» **TASK DESCRIPTION**
Sort through the entries below and pull out lines containing the word "this".

▼

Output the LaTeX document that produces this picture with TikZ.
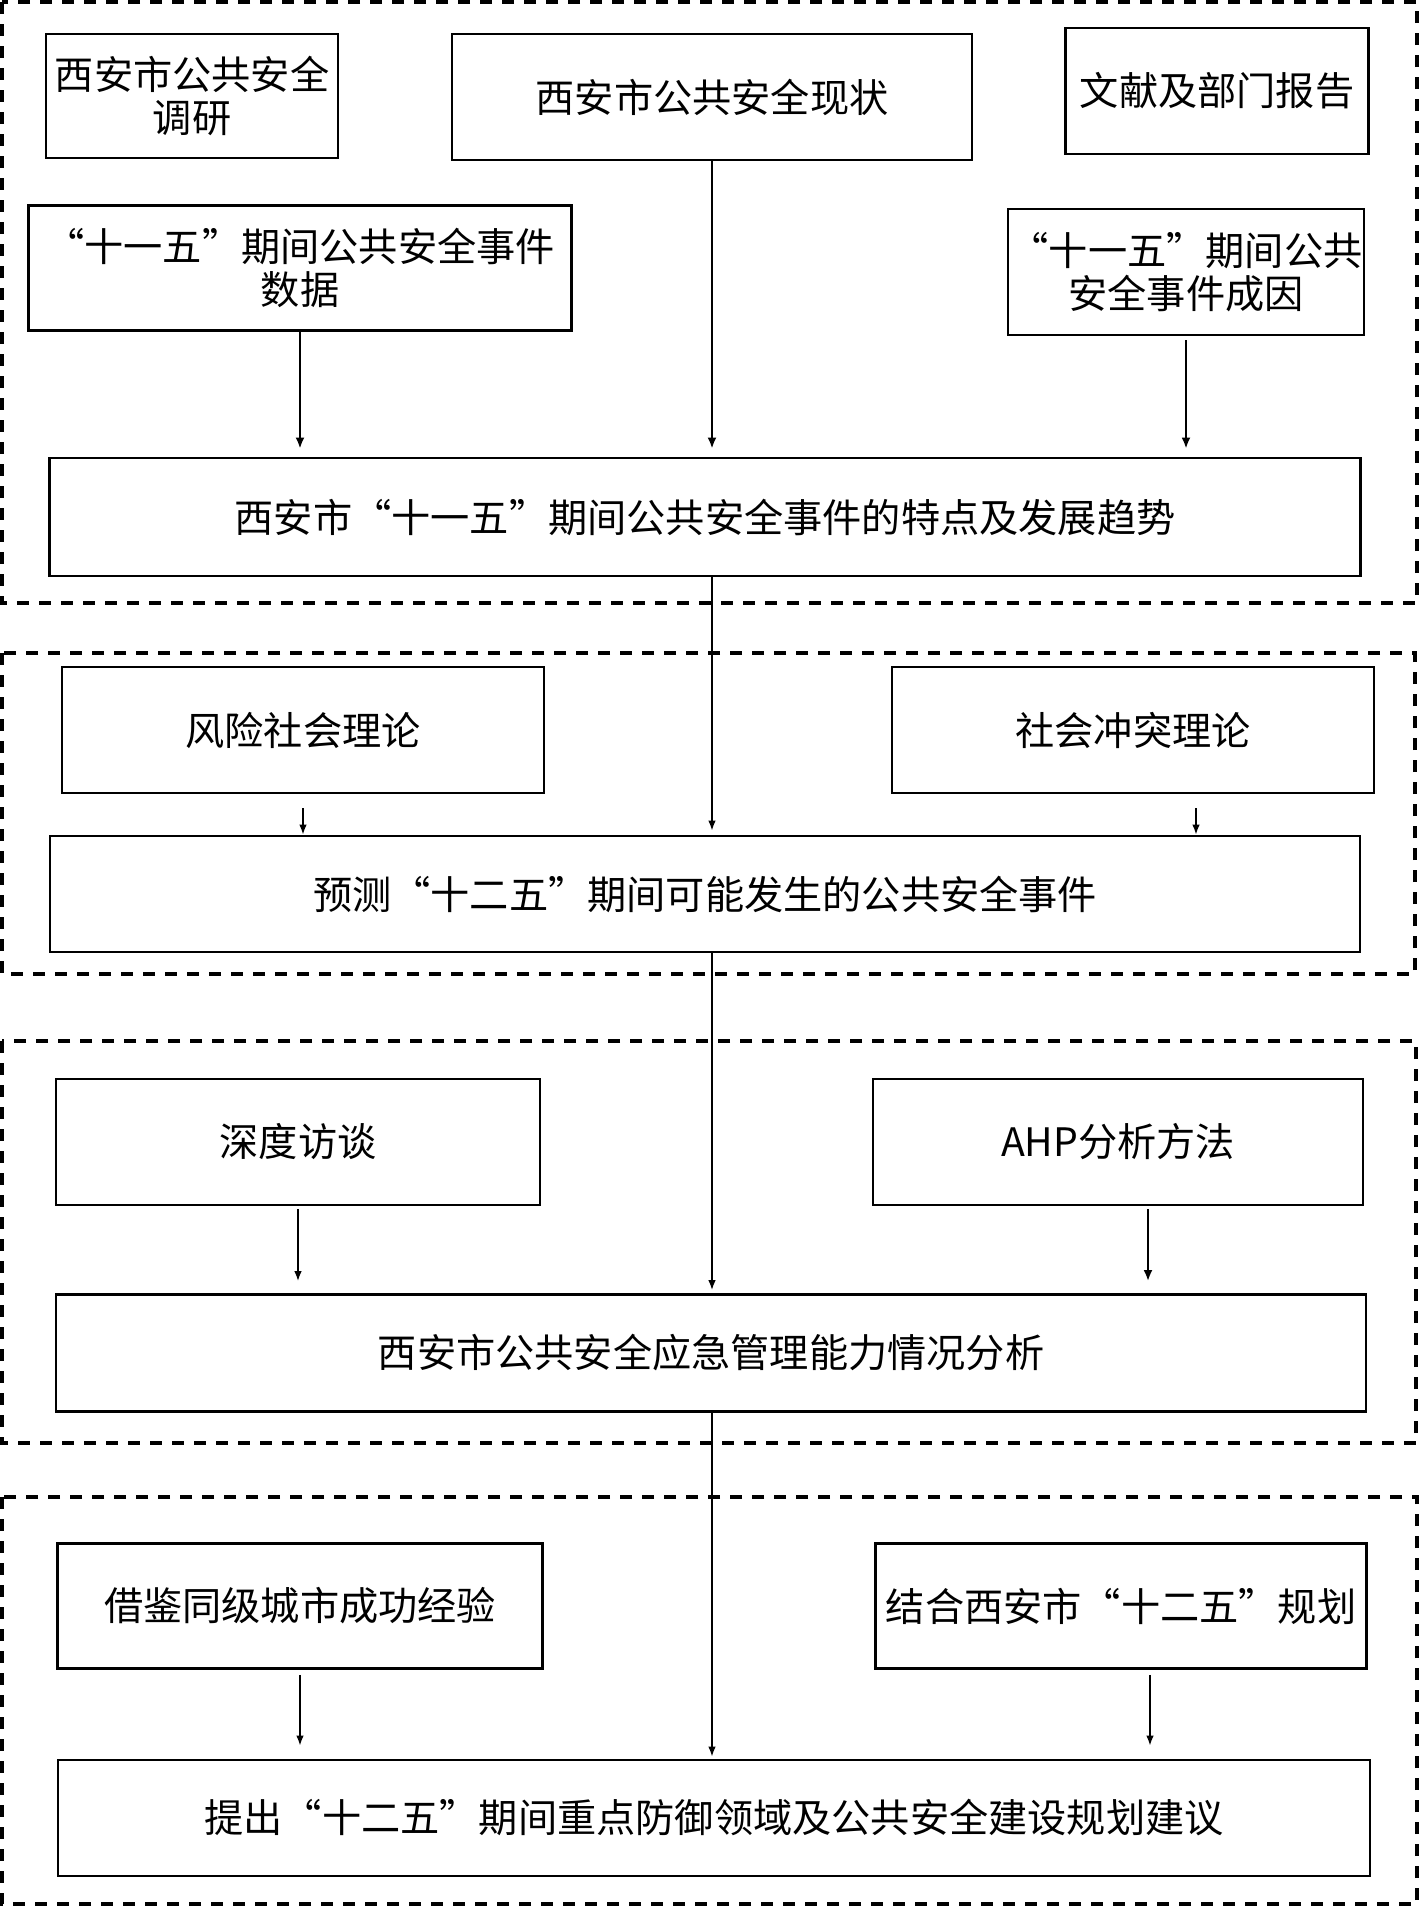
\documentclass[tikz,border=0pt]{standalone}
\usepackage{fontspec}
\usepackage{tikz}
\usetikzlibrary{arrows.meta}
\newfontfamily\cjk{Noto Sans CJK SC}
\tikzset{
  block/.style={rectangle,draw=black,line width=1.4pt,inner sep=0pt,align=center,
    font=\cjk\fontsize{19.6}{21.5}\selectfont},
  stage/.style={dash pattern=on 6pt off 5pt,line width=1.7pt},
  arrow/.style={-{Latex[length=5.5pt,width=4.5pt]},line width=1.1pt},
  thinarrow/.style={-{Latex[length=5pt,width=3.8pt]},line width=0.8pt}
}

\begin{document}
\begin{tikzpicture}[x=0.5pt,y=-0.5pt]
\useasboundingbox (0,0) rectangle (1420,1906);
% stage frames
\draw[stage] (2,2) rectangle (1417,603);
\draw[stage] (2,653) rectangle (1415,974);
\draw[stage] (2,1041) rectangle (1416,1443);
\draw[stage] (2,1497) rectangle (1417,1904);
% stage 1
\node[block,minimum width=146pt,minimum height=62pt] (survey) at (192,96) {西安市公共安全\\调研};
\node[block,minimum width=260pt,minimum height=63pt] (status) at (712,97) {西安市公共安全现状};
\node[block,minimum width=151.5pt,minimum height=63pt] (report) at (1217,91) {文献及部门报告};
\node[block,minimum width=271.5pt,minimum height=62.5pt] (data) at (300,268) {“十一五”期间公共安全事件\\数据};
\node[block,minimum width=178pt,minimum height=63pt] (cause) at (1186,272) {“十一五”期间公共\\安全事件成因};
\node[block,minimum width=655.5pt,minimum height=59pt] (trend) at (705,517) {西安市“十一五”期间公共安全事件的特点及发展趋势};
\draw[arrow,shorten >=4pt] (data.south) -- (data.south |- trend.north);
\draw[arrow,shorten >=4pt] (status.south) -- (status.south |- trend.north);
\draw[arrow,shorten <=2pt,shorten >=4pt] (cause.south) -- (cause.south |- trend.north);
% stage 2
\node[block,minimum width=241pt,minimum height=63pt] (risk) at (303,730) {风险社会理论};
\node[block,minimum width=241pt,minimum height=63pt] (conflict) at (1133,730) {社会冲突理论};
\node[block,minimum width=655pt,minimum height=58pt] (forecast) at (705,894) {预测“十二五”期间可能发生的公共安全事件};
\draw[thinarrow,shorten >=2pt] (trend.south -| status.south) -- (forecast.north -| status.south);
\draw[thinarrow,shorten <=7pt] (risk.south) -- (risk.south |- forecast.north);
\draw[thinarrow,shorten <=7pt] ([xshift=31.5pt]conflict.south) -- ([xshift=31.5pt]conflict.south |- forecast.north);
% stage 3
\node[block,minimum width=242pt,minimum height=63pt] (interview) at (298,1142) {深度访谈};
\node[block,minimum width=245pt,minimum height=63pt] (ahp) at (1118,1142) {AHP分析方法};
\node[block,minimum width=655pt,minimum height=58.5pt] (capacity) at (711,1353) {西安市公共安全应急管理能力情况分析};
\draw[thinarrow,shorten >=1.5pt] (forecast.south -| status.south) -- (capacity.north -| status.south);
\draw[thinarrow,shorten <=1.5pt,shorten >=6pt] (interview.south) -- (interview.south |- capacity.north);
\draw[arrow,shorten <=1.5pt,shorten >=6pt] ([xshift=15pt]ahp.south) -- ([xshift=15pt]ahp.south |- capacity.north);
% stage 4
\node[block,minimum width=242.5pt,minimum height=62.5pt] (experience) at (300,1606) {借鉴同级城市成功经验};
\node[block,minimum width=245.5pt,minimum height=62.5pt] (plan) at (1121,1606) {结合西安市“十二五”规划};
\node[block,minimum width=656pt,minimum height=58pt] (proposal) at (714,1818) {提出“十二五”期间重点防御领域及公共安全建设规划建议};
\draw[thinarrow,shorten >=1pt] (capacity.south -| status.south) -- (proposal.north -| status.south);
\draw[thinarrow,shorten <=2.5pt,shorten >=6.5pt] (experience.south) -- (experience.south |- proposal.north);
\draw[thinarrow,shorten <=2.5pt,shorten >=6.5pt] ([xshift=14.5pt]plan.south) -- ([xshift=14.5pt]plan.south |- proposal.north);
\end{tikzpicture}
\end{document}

▲
▼

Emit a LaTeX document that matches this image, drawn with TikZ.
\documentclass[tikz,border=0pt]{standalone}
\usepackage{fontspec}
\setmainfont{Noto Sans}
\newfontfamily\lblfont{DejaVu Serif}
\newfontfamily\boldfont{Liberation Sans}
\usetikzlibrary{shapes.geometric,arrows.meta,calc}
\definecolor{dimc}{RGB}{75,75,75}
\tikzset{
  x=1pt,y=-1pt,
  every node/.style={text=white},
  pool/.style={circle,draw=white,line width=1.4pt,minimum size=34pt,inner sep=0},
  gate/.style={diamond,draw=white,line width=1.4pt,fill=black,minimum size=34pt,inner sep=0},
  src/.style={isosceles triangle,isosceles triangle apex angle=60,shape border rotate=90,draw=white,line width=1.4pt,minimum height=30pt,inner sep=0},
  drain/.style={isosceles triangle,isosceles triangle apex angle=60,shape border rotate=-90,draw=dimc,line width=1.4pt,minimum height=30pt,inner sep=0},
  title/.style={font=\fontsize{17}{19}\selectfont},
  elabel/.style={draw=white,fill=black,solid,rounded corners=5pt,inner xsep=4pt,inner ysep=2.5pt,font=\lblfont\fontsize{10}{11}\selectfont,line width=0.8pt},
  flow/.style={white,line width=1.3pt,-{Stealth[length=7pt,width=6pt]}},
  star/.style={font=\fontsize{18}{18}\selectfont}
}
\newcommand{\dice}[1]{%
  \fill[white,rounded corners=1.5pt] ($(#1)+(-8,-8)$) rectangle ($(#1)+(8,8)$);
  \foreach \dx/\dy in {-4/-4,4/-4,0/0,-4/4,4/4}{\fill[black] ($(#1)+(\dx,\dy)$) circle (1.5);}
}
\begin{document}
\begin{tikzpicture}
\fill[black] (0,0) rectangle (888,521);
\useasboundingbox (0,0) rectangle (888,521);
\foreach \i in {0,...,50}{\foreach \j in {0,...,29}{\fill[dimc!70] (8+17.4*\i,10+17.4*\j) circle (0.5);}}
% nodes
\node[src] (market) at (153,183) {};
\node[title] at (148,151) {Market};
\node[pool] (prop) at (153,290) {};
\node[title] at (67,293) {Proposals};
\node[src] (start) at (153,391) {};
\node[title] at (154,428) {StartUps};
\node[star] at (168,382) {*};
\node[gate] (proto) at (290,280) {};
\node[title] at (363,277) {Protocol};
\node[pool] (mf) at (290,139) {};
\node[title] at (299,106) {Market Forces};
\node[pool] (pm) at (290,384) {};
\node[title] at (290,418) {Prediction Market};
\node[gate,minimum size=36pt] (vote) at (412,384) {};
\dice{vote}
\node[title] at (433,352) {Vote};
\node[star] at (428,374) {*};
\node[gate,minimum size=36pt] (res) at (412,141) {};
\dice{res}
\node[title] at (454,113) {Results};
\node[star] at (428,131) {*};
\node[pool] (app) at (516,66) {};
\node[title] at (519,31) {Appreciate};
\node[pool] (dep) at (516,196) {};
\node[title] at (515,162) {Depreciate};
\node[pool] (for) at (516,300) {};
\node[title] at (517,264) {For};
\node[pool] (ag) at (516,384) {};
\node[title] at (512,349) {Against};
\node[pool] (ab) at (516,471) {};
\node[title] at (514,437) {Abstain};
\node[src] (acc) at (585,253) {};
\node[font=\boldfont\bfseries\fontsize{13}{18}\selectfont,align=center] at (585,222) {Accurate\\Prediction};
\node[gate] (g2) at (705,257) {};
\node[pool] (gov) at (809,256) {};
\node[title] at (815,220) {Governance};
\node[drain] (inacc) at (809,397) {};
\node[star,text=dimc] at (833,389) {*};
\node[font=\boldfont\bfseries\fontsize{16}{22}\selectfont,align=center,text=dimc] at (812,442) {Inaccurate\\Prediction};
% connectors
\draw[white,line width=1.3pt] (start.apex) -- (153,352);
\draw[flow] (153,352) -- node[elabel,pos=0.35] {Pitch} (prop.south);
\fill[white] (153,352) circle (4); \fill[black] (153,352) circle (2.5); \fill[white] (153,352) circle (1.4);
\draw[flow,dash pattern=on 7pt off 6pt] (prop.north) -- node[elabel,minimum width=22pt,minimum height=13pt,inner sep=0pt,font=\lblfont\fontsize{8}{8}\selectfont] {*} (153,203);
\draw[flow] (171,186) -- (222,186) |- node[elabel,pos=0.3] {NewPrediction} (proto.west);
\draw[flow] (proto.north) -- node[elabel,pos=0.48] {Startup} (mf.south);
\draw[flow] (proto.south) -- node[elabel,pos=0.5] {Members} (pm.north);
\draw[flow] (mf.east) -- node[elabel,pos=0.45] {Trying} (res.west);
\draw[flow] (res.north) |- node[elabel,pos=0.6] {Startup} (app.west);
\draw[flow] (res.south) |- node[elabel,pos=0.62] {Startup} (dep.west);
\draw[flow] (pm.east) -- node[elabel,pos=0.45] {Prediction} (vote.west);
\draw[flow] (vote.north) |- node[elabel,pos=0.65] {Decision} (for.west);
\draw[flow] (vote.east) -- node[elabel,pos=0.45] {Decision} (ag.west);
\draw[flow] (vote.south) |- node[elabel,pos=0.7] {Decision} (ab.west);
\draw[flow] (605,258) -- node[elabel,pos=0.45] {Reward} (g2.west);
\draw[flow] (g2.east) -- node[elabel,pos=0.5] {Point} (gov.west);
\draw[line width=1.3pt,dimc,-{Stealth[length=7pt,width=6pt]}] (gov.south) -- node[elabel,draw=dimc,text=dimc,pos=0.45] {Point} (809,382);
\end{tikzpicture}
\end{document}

▲

» **RESPONSE**
Output the LaTeX document that produces this picture with TikZ.
Emit a LaTeX document that matches this image, drawn with TikZ.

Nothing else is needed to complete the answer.